Üçüncü olarak; Rusya Ukrayna savaşında Rusya’nın dost olmayan ülkeler tanımına soktuğu ülkelere enerji ve sair emtiayı bir silah olarak kullanmak isteyeceği aşikârdır. Rusya geçtiğimiz yıl sadece ABD ve Çekya’nın bulunduğu dost olmayan ülkeler listesine Avustralya, İngiltere, Avrupa Birliği ülkeleri, İzlanda, Kanada, Lihtenştayn, Monako, Yeni Zelanda, Norveç, Güney Kore, San Marino, Singapur, ABD, Tayvan, Ukrayna, Karadağ, İsviçre ve Japonya dâhil 46 ülkeyi daha ekledi.
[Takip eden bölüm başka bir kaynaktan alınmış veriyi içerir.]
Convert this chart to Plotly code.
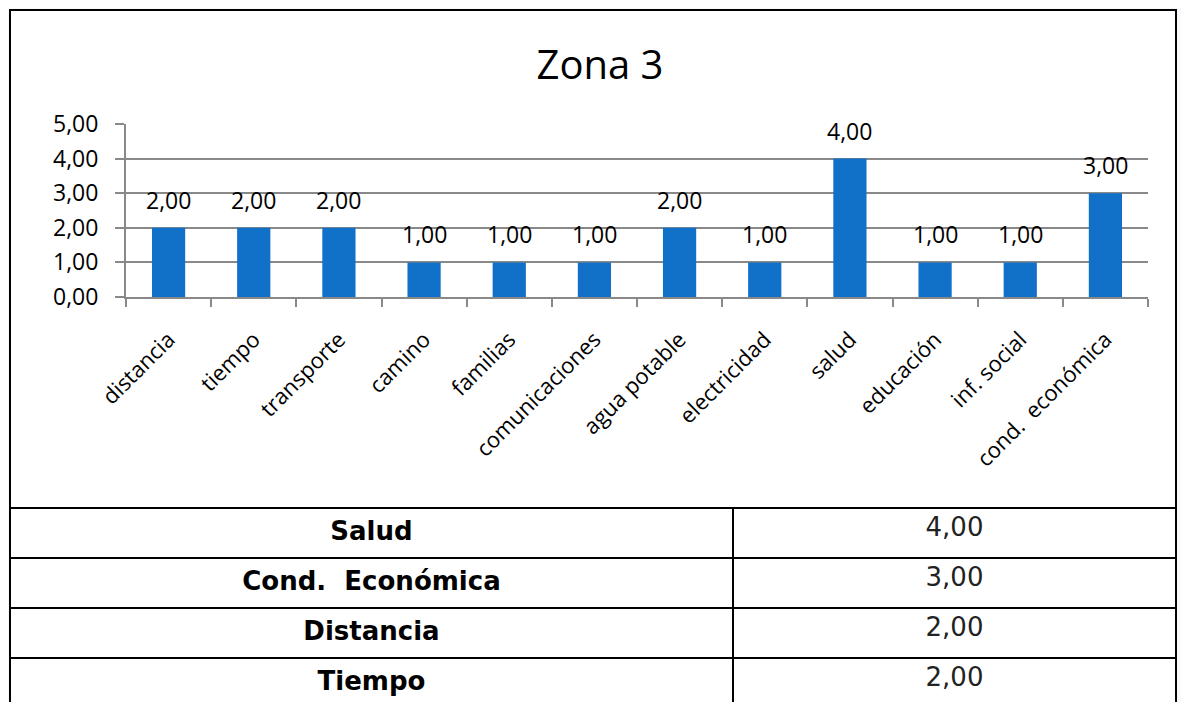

Bu ülkelere karşı enerji kaynakları ile ilgili yaptırımlar uygulaması ya da bu ülkelerin Rusya’ya karşı olan yaptırımlarına enerji kalemini de dâhil etmesinin çok ciddi bir enerji krizine yol açacağı fiyatları astronomik seviyelere çekeceği kesindir.
Son olarak; pandemi sona ermese de hemen hemen her ülkede pandemi önlemleri kaldırıldı, bu durumda çöken talebin yeniden canlanacağını ve enerji kaynaklarına olan talebin artacağını, fiyatların bu yüzden de yukarı doğru tırmanacağını öngörmek son derecede mantıklı olacaktır.
Sonuç olarak, Türkiye gibi enerji konusunda ithalata aşırı bağımlı ülkelerin takkeyi önlerine koyup düşünmeleri ve hesaplarını sil baştan yapmaları gerekir, yoksa demedi demeyin çok ağır ekonomik, sosyal ve siyasi bedeller ödemek durumunda kalacaklardır.